Information shown:
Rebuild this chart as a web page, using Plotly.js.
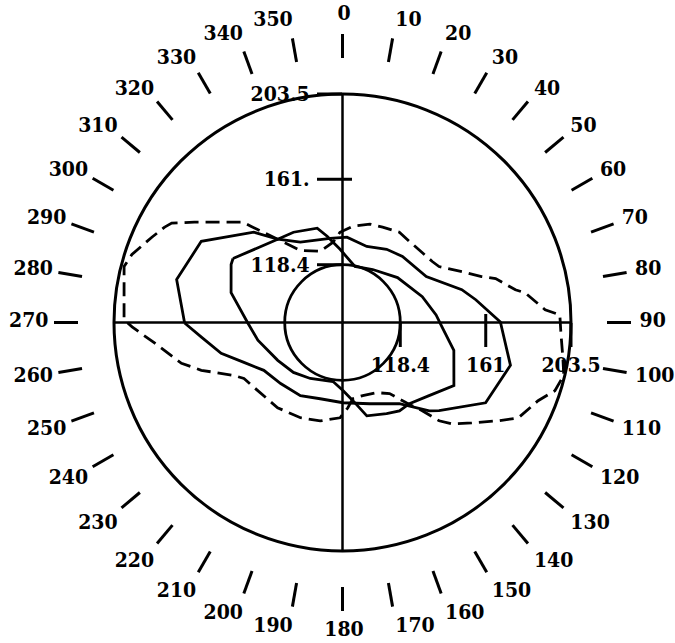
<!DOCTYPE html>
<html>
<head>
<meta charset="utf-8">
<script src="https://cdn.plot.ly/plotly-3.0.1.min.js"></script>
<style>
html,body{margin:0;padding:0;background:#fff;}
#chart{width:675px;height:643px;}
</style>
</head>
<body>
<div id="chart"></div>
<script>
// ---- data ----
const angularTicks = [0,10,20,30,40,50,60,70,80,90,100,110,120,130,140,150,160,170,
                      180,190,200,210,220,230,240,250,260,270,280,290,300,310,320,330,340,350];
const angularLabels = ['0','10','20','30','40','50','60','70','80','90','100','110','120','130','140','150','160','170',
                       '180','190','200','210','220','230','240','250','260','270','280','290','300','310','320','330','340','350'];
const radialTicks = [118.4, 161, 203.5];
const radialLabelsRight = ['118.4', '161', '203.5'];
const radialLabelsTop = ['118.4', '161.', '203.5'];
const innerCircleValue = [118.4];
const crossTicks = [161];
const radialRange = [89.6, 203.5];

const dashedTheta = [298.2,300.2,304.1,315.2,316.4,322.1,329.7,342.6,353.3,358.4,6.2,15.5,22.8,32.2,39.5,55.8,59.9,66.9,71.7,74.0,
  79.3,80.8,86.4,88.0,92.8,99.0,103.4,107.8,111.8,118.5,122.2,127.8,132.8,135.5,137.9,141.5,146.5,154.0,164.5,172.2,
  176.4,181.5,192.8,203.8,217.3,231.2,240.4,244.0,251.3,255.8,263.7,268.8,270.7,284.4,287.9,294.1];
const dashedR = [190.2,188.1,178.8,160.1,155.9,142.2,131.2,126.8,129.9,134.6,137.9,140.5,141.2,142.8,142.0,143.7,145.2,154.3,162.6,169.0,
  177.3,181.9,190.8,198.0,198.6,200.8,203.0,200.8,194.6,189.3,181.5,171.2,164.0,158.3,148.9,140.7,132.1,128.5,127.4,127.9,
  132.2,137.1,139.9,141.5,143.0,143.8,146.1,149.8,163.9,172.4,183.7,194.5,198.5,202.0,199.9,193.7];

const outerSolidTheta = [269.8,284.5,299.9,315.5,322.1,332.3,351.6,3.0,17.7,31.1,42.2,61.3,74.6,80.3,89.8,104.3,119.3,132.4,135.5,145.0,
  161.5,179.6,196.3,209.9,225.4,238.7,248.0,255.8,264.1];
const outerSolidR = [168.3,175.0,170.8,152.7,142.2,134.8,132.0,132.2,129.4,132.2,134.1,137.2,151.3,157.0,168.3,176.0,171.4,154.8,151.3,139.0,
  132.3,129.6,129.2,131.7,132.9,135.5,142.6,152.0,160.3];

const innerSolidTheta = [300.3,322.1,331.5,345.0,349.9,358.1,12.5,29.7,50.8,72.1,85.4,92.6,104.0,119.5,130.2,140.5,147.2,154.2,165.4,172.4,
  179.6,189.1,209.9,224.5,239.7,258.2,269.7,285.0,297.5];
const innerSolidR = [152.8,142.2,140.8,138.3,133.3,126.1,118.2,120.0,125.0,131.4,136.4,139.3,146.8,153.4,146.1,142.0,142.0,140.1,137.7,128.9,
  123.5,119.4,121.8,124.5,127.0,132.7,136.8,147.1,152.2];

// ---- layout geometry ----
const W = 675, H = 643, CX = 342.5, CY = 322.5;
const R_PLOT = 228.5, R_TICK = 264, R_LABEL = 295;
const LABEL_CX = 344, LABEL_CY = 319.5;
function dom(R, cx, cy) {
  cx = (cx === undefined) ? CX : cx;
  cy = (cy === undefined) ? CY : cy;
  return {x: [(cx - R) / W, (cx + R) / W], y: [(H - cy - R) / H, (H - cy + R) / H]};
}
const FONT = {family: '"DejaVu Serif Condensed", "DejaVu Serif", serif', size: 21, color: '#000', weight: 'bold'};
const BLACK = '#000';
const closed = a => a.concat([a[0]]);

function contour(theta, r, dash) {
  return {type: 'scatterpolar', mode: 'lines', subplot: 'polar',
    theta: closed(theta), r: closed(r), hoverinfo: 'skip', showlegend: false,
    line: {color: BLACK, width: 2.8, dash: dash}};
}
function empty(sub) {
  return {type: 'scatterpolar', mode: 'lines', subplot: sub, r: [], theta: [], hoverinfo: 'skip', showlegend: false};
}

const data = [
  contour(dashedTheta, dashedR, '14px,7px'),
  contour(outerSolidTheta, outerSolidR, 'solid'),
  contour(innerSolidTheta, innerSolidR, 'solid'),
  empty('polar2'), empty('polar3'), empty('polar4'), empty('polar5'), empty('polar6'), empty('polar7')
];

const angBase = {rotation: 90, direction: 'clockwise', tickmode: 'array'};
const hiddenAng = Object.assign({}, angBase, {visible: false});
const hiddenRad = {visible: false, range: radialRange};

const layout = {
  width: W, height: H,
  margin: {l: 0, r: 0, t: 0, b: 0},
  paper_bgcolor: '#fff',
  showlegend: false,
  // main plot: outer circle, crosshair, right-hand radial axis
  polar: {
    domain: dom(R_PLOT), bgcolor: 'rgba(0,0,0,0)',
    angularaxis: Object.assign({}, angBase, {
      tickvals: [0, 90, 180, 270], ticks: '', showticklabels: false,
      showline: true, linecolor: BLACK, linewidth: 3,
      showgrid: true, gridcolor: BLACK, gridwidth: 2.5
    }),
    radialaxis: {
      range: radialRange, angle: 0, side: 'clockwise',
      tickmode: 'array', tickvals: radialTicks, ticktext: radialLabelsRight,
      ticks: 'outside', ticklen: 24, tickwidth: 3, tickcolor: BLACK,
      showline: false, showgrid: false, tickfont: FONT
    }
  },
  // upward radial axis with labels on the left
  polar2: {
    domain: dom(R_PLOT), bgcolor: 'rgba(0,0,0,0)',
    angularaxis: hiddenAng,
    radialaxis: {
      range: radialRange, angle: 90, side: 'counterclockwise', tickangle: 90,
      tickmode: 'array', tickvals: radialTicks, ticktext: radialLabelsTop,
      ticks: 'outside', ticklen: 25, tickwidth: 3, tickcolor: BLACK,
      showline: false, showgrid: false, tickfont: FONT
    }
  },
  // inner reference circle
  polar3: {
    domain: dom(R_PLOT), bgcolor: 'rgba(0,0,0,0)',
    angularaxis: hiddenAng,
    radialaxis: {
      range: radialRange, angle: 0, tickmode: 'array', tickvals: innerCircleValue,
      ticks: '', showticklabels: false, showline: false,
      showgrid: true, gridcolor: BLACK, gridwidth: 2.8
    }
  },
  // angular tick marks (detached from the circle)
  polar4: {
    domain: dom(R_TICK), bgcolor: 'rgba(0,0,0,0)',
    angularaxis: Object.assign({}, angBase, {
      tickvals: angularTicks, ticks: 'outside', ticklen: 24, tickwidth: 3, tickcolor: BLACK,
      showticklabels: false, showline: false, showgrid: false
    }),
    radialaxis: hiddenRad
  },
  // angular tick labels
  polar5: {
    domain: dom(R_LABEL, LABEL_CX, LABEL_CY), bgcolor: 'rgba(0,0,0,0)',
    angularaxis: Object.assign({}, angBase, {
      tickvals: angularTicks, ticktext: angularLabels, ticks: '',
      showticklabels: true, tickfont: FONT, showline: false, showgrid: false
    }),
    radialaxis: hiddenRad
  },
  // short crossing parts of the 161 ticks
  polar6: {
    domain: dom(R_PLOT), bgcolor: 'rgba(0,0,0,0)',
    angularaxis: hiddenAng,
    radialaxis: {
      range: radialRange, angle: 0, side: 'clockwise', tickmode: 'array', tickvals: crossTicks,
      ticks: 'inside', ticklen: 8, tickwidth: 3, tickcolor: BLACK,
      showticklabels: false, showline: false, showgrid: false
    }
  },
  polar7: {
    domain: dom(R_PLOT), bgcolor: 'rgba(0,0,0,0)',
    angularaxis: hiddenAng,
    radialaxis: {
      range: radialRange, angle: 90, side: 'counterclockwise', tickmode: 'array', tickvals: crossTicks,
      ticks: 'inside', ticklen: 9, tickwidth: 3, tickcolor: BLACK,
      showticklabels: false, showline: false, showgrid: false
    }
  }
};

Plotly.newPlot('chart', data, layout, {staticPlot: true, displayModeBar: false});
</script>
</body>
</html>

Task to complete: Pictures stay out. Print the data exactly, from its first line through the line containing "const radialRange = [89.6, 203.5];".

Response to this task:
Rebuild this chart as a web page, using Plotly.js.
<!DOCTYPE html>
<html>
<head>
<meta charset="utf-8">
<script src="https://cdn.plot.ly/plotly-3.0.1.min.js"></script>
<style>
html,body{margin:0;padding:0;background:#fff;}
#chart{width:675px;height:643px;}
</style>
</head>
<body>
<div id="chart"></div>
<script>
// ---- data ----
const angularTicks = [0,10,20,30,40,50,60,70,80,90,100,110,120,130,140,150,160,170,
                      180,190,200,210,220,230,240,250,260,270,280,290,300,310,320,330,340,350];
const angularLabels = ['0','10','20','30','40','50','60','70','80','90','100','110','120','130','140','150','160','170',
                       '180','190','200','210','220','230','240','250','260','270','280','290','300','310','320','330','340','350'];
const radialTicks = [118.4, 161, 203.5];
const radialLabelsRight = ['118.4', '161', '203.5'];
const radialLabelsTop = ['118.4', '161.', '203.5'];
const innerCircleValue = [118.4];
const crossTicks = [161];
const radialRange = [89.6, 203.5];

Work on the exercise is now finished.